Jorge Caldeira aponta o papel das Irmandades no fomento da economia local.[1] Em seu estudo das corporações de ofícios no Rio de Janeiro de 1820 a 1850 Eulália Lobo mostra que “As irmandades e as corporações desempenhavam importante papel mesmo depois do fechamento oficial das corporações, em 1824. As irmandades funcionavam como bancos, defendiam os interesses das corporações”. Para custear as procissões no Rio de Janeiro todos os mestres com loja aberta teriam de pagar uma taxa e caso se recusassem teriam suas lojas fechadas.[2] Mesmo depois do fechamento oficial das corporações, as irmandades continuaram desempenhando importante papel.[3] Leandro Malavota, contudo, observa que tais corporações não tinham o poder de impor barreiras de entrada no mercado a agentes fora da corporação.[4] João José Reis aponta que as reformas liberais prometidas por Pedro I incluíam que as municipalidades providenciassem a remoção dos mortos das áreas urbanas por questões sanitárias fazendo com que as irmandades e paróquias abandonassem o costume de enterrar seus mortos nas igrejas.
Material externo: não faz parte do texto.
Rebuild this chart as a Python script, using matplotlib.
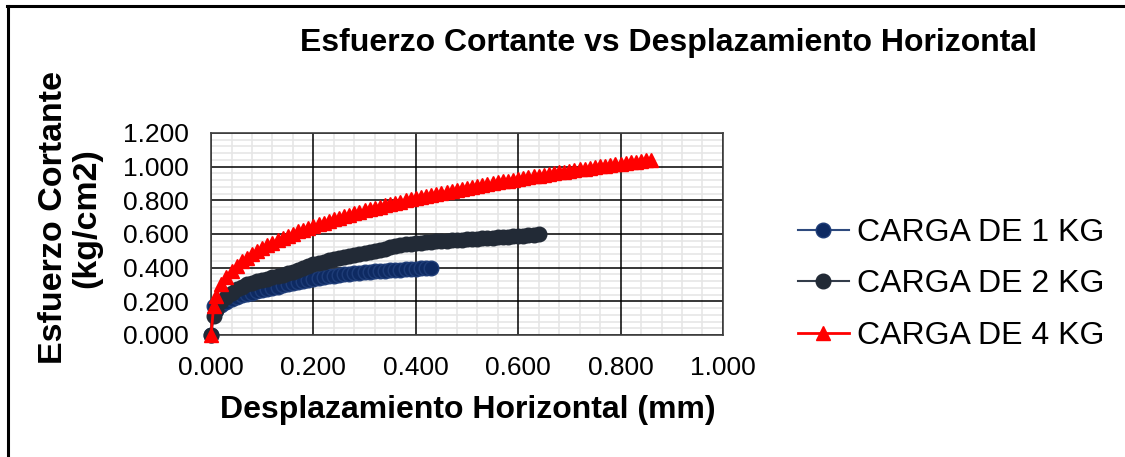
import matplotlib.pyplot as plt
from matplotlib.lines import Line2D
from matplotlib.ticker import MultipleLocator, FormatStrFormatter

plt.rcParams['font.family'] = ['Liberation Sans', 'DejaVu Sans']

# desplazamiento horizontal (mm) y esfuerzo cortante (kg/cm2) por carga
x_1kg = [0.000, 0.005, 0.01, 0.02, 0.03, 0.04, 0.05, 0.06, 0.07, 0.08, 0.09,
         0.10, 0.11, 0.12, 0.13, 0.14, 0.15, 0.16, 0.17, 0.18, 0.19,
         0.20, 0.21, 0.22, 0.23, 0.24, 0.25, 0.26, 0.27, 0.28, 0.29,
         0.30, 0.31, 0.32, 0.33, 0.34, 0.35, 0.36, 0.37, 0.38, 0.39,
         0.40, 0.41, 0.42, 0.43]
y_1kg = [0.000, 0.170, 0.150, 0.180, 0.198, 0.212, 0.225, 0.235, 0.244, 0.252, 0.259,
         0.266, 0.273, 0.280, 0.287, 0.294, 0.301, 0.308, 0.315, 0.322, 0.328,
         0.334, 0.339, 0.344, 0.349, 0.353, 0.357, 0.360, 0.363, 0.366, 0.369,
         0.372, 0.375, 0.378, 0.380, 0.382, 0.384, 0.386, 0.388, 0.390, 0.392,
         0.394, 0.396, 0.398, 0.400]

x_2kg = [0.000, 0.005, 0.01, 0.02, 0.03, 0.04, 0.05, 0.06, 0.07, 0.08, 0.09,
         0.10, 0.11, 0.12, 0.13, 0.14, 0.15, 0.16, 0.17, 0.18, 0.19,
         0.20, 0.21, 0.22, 0.23, 0.24, 0.25, 0.26, 0.27, 0.28, 0.29,
         0.30, 0.31, 0.32, 0.33, 0.34, 0.35, 0.36, 0.37, 0.38, 0.39,
         0.40, 0.41, 0.42, 0.43, 0.44, 0.45, 0.46, 0.47, 0.48, 0.49,
         0.50, 0.51, 0.52, 0.53, 0.54, 0.55, 0.56, 0.57, 0.58, 0.59,
         0.60, 0.61, 0.62, 0.63, 0.64]
y_2kg = [0.000, 0.110, 0.150, 0.200, 0.228, 0.252, 0.272, 0.288, 0.300, 0.310, 0.318,
         0.326, 0.334, 0.342, 0.350, 0.358, 0.366, 0.375, 0.385, 0.396, 0.410,
         0.420, 0.428, 0.436, 0.443, 0.450, 0.456, 0.462, 0.468, 0.474, 0.480,
         0.488, 0.494, 0.500, 0.506, 0.512, 0.520, 0.527, 0.533, 0.538, 0.542,
         0.546, 0.549, 0.552, 0.554, 0.556, 0.558, 0.560, 0.562, 0.564, 0.566,
         0.568, 0.570, 0.572, 0.574, 0.576, 0.578, 0.580, 0.582, 0.584, 0.586,
         0.588, 0.590, 0.592, 0.595, 0.598]

x_4kg = [0.000, 0.005, 0.01, 0.02, 0.03, 0.04, 0.05, 0.06, 0.07, 0.08, 0.09,
         0.10, 0.11, 0.12, 0.13, 0.14, 0.15, 0.16, 0.17, 0.18, 0.19,
         0.20, 0.21, 0.22, 0.23, 0.24, 0.25, 0.26, 0.27, 0.28, 0.29,
         0.30, 0.31, 0.32, 0.33, 0.34, 0.35, 0.36, 0.37, 0.38, 0.39,
         0.40, 0.41, 0.42, 0.43, 0.44, 0.45, 0.46, 0.47, 0.48, 0.49,
         0.50, 0.51, 0.52, 0.53, 0.54, 0.55, 0.56, 0.57, 0.58, 0.59,
         0.60, 0.61, 0.62, 0.63, 0.64, 0.65, 0.66, 0.67, 0.68, 0.69,
         0.70, 0.71, 0.72, 0.73, 0.74, 0.75, 0.76, 0.77, 0.78, 0.79,
         0.80, 0.81, 0.82, 0.83, 0.84, 0.85, 0.86]
y_4kg = [0.000, 0.170, 0.230, 0.300, 0.345, 0.382, 0.412, 0.438, 0.460, 0.481, 0.500,
         0.517, 0.533, 0.549, 0.563, 0.577, 0.590, 0.602, 0.615, 0.626, 0.637,
         0.648, 0.658, 0.668, 0.678, 0.688, 0.697, 0.706, 0.715, 0.723, 0.732,
         0.740, 0.748, 0.756, 0.763, 0.771, 0.778, 0.785, 0.792, 0.799, 0.806,
         0.812, 0.819, 0.825, 0.832, 0.838, 0.844, 0.850, 0.856, 0.862, 0.868,
         0.874, 0.879, 0.885, 0.891, 0.896, 0.901, 0.907, 0.912, 0.917, 0.922,
         0.927, 0.932, 0.937, 0.942, 0.947, 0.952, 0.956, 0.961, 0.966, 0.970,
         0.975, 0.979, 0.984, 0.988, 0.993, 0.997, 1.001, 1.006, 1.010, 1.014,
         1.018, 1.022, 1.026, 1.030, 1.034, 1.038, 1.042]

series_labels = ['CARGA DE 1 KG', 'CARGA DE 2 KG', 'CARGA DE 4 KG']

fig = plt.figure(figsize=(11.25, 4.57), dpi=100)
ax = fig.add_axes([0.1876, 0.267, 0.455, 0.442])

# borde del área del gráfico (solo arriba e izquierda)
fig.add_artist(Line2D([0.0062, 1.0], [0.987, 0.987], color='black', lw=2.2,
                      transform=fig.transFigure))
fig.add_artist(Line2D([0.0071, 0.0071], [0.0, 0.987], color='black', lw=2.2,
                      transform=fig.transFigure))

ax.plot(x_1kg, y_1kg, color='#2E4A7E', lw=1.5, marker='o', ms=10.5,
        mfc='#0E2A62', mec='#1F3D78', mew=1.0, label=series_labels[0],
        zorder=3, clip_on=False)
ax.plot(x_2kg, y_2kg, color='#333C4A', lw=1.5, marker='o', ms=10.5,
        mfc='#222A36', mec='#222A36', label=series_labels[1],
        zorder=4, clip_on=False)
ax.plot(x_4kg, y_4kg, color='#FF0000', lw=2.0, marker='^', ms=10.5,
        mfc='#FF0000', mec='#FF0000', label=series_labels[2],
        zorder=5, clip_on=False)

ax.set_xlim(0, 1.0)
ax.set_ylim(0, 1.2)
ax.xaxis.set_major_locator(MultipleLocator(0.2))
ax.yaxis.set_major_locator(MultipleLocator(0.2))
ax.xaxis.set_minor_locator(MultipleLocator(0.04))
ax.yaxis.set_minor_locator(MultipleLocator(0.04))
ax.xaxis.set_major_formatter(FormatStrFormatter('%.3f'))
ax.yaxis.set_major_formatter(FormatStrFormatter('%.3f'))

# rejilla secundaria gris, la principal negra encima
ax.grid(which='minor', color='#E6E6E6', lw=1.2)
ax.set_axisbelow(True)
for v in ax.get_xticks()[1:-1]:
    ax.axvline(v, color='black', lw=1.1, zorder=1)
for v in ax.get_yticks()[1:-1]:
    ax.axhline(v, color='black', lw=1.1, zorder=1)

ax.tick_params(which='both', length=0, labelsize=19, colors='black')
ax.tick_params(axis='x', pad=15)
ax.tick_params(axis='y', pad=16)
for s in ax.spines.values():
    s.set_color('#404040')
    s.set_linewidth(1.2)

fig.text(0.416, 0.103, 'Desplazamiento Horizontal (mm)', ha='center', va='center',
         fontsize=23, fontweight='bold')
fig.text(0.0622, 0.523, 'Esfuerzo Cortante\n(kg/cm2)', ha='center', va='center',
         rotation=90, multialignment='center', fontsize=24.5, fontweight='bold',
         linespacing=1.1)
fig.text(0.594, 0.905, 'Esfuerzo Cortante vs Desplazamiento Horizontal',
         ha='center', va='center', fontsize=23, fontweight='bold')

ax.legend(loc='center left', bbox_to_anchor=(1.146, 0.25), frameon=False,
          fontsize=23, handlelength=1.6, handletextpad=0.25, labelspacing=0.67,
          borderaxespad=0, borderpad=0)

fig.savefig('out.png', dpi=100)
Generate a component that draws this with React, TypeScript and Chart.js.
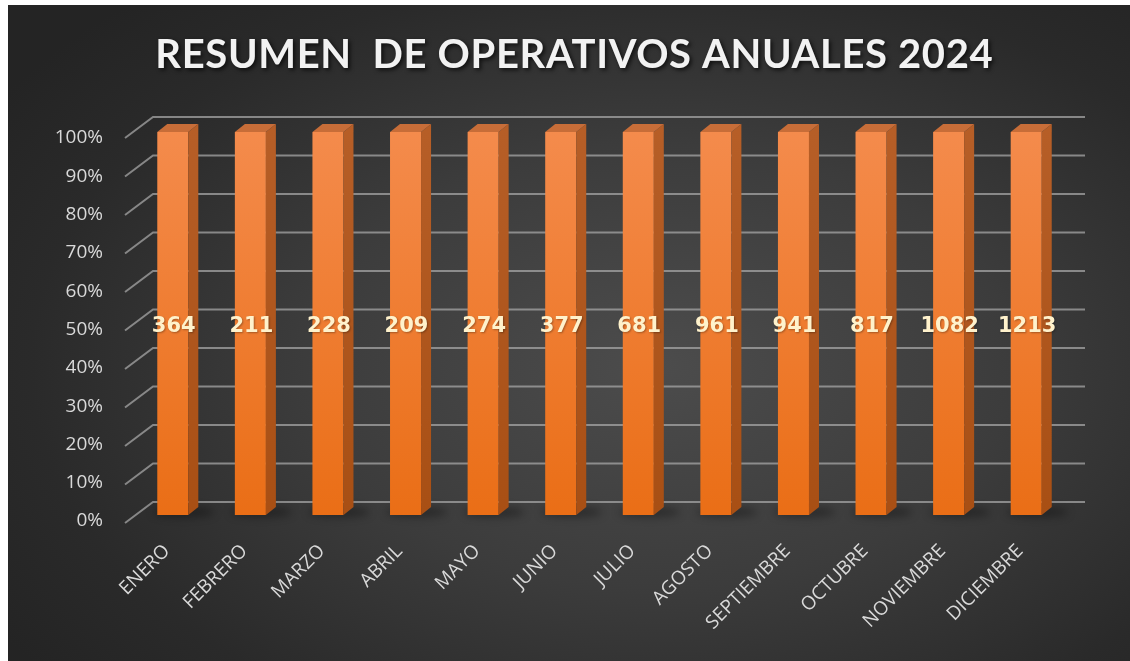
import React, { useEffect, useRef } from "react";
import { Chart, registerables } from "chart.js";

Chart.register(...registerables);

// ---- data ----
const months = [
  "ENERO",
  "FEBRERO",
  "MARZO",
  "ABRIL",
  "MAYO",
  "JUNIO",
  "JULIO",
  "AGOSTO",
  "SEPTIEMBRE",
  "OCTUBRE",
  "NOVIEMBRE",
  "DICIEMBRE",
];
const operativos = [364, 211, 228, 209, 274, 377, 681, 961, 941, 817, 1082, 1213];
const allSeries = [operativos];
const stackTotals = months.map((_, i) => allSeries.reduce((s, arr) => s + arr[i], 0));
const percentValues = operativos.map((v, i) => (v / stackTotals[i]) * 100);
const yTickStep = 10;
const titleText = "RESUMEN  DE OPERATIVOS ANUALES 2024";

const W = 1122;
const H = 656;

const DX = 10;
const DY = 8;

const bar3dPlugin = {
  id: "bar3d",
  beforeDraw(chart: any) {
    const { ctx } = chart;
    ctx.save();
    ctx.font = '700 40px Lato';
    const chars = titleText.length;
    const base = ctx.measureText(titleText).width;
    const ls = Math.max(0, (838 - base) / chars);
    (ctx as any).letterSpacing = ls + "px";
    ctx.textAlign = "center";
    ctx.textBaseline = "middle";
    ctx.fillStyle = "#F2F2F2";
    ctx.shadowColor = "rgba(0,0,0,0.7)";
    ctx.shadowBlur = 4;
    ctx.shadowOffsetX = 2;
    ctx.shadowOffsetY = 2;
    ctx.fillText(titleText, 566 + ls / 2, 50);
    ctx.restore();
  },
  beforeDatasetsDraw(chart: any) {
    const { ctx, scales } = chart;
    const y = scales.y;
    const area = chart.chartArea;
    ctx.save();
    ctx.strokeStyle = "rgba(165,165,165,0.75)";
    ctx.lineWidth = 2;
    y.ticks.forEach((t: any) => {
      const fy = y.getPixelForValue(t.value);
      const by = fy - 13 - 2 * (t.value / 100);
      ctx.beginPath();
      ctx.moveTo(area.left - 9, by + 21);
      ctx.lineTo(area.left + 19, by);
      ctx.lineTo(area.right + 20, by);
      ctx.stroke();
    });
    // base shadows
    const meta = chart.getDatasetMeta(0);
    meta.data.forEach((bar: any) => {
      const x1 = bar.x - bar.width / 2;
      const x2 = bar.x + bar.width / 2;
      ctx.save();
      ctx.filter = "blur(4px)";
      ctx.fillStyle = "rgba(0,0,0,0.35)";
      ctx.beginPath();
      ctx.ellipse((x1 + x2 + DX) / 2 + 6, bar.base - 3, (x2 - x1 + DX) / 2 + 10, 5, 0, 0, Math.PI * 2);
      ctx.fill();
      ctx.restore();
    });
    ctx.restore();
  },
  afterDatasetsDraw(chart: any) {
    const { ctx } = chart;
    const meta = chart.getDatasetMeta(0);
    ctx.save();
    meta.data.forEach((bar: any) => {
      const x1 = bar.x - bar.width / 2;
      const x2 = bar.x + bar.width / 2;
      const top = bar.y;
      const bottom = bar.base;
      // side face
      const sg = ctx.createLinearGradient(0, top, 0, bottom);
      sg.addColorStop(0, "#B65E27");
      sg.addColorStop(1, "#A84F14");
      ctx.fillStyle = sg;
      ctx.beginPath();
      ctx.moveTo(x2, top);
      ctx.lineTo(x2 + DX, top - DY);
      ctx.lineTo(x2 + DX, bottom - DY);
      ctx.lineTo(x2, bottom);
      ctx.closePath();
      ctx.fill();
      // top face
      ctx.fillStyle = "#C76D38";
      ctx.beginPath();
      ctx.moveTo(x1, top);
      ctx.lineTo(x1 + DX, top - DY);
      ctx.lineTo(x2 + DX, top - DY);
      ctx.lineTo(x2, top);
      ctx.closePath();
      ctx.fill();
    });
    // data labels
    ctx.font = 'bold 21px "DejaVu Sans"';
    ctx.textAlign = "center";
    ctx.textBaseline = "middle";
    ctx.fillStyle = "#FFF2CC";
    ctx.shadowColor = "rgba(0,0,0,0.3)";
    ctx.shadowBlur = 2;
    ctx.shadowOffsetX = 1;
    ctx.shadowOffsetY = 1;
    meta.data.forEach((bar: any, i: number) => {
      ctx.fillText(String(operativos[i]), bar.x + 1, (bar.y + bar.base) / 2 + 3);
    });
    ctx.restore();
  },
};

export default function App() {
  const ref = useRef<HTMLCanvasElement | null>(null);
  useEffect(() => {
    if (!ref.current) return;
    const chart = new Chart(ref.current, {
      type: "bar",
      data: {
        labels: months,
        datasets: [
          {
            label: "Operativos",
            data: percentValues,
            backgroundColor: (c: any) => {
              const area = c.chart.chartArea;
              if (!area) return "#ED7D31";
              const g = c.chart.ctx.createLinearGradient(0, area.top, 0, area.bottom);
              g.addColorStop(0, "#F48B4C");
              g.addColorStop(1, "#EA6E16");
              return g;
            },
            borderWidth: 0,
            barPercentage: 0.4,
            categoryPercentage: 1,
          },
        ],
      },
      options: {
        responsive: false,
        animation: false,
        layout: { padding: { left: 0, right: 65, top: 127, bottom: 0 } },
        plugins: {
          legend: { display: false },
          title: { display: false },
          tooltip: { enabled: false },
        },
        scales: {
          x: {
            grid: { display: false },
            border: { display: false },
            ticks: {
              color: "#D9D9D9",
              font: { family: '"Open Sans"', size: 19 },
              maxRotation: 45,
              minRotation: 45,
              autoSkip: false,
              padding: 17,
              labelOffset: -6,
            },
            afterFit: (s: any) => {
              s.height = 146;
            },
          },
          y: {
            min: 0,
            max: 100,
            grid: { display: false, drawTicks: false },
            border: { display: false },
            ticks: {
              stepSize: yTickStep,
              color: "#D9D9D9",
              font: { family: '"Open Sans"', size: 19 },
              padding: 31,
              labelOffset: 6,
              callback: (v: any) => v + "%",
            },
            afterFit: (s: any) => {
              s.width = 126;
            },
          },
        },
      },
      plugins: [bar3dPlugin],
    });
    return () => chart.destroy();
  }, []);
  return (
    <div
      style={{
        position: "fixed",
        left: 8,
        top: 5,
        width: W,
        height: H,
        background:
          "radial-gradient(ellipse 70% 75% at 58% 55%, #4c4c4c 0%, #3c3c3c 45%, #2a2a2a 80%, #242424 100%)",
      }}
    >
      <canvas ref={ref} width={W} height={H} style={{ display: "block" }} />
    </div>
  );
}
Em 1836 um levante popular na Bahia contra a proibição dos enterros nas igrejas ficou conhecido como Cemiterada. As irmandades se queixavam que com a nova regra e a criação de cemitérios geridos pela iniciativa privada, haveria uma queda de associados, e nas suas rendas, pois a garantia de uma sepultura nos templos era certeza de uma vida bem aventurada no além túmulo. Para aristocracia a sepultura perétua nas Igrejas garantia a glória da família pelas gerações vindouras já para os escravos uma cova na capela da irmandade dignificava sua morte. Apesar da resistência a epidemia de cólera que atingiu uma vasta área do Império em 1855-1856 terminou por levar a um inexorável movimento de secularização dos cemitérios. Com o afastamento de vivos e mortos instaurou-se um “estranhamento enre o mundo dos vivos e o mundo dos mortos, acompanhado de um esfriamento das relações das pessoas com o sagrado” o que levou a secularização da mentalidade da época, declínio das irmandades e novas formas de de associação como grêmios literários e associações de classe. Na análise de José Reis: “o surto epidêmico de meados do século XIX serviu como catalisador das mudanças que já vinham lentamente trabalhando a mentalidade do século, inclusive no que diz respeito ao modo de morrer”.[5]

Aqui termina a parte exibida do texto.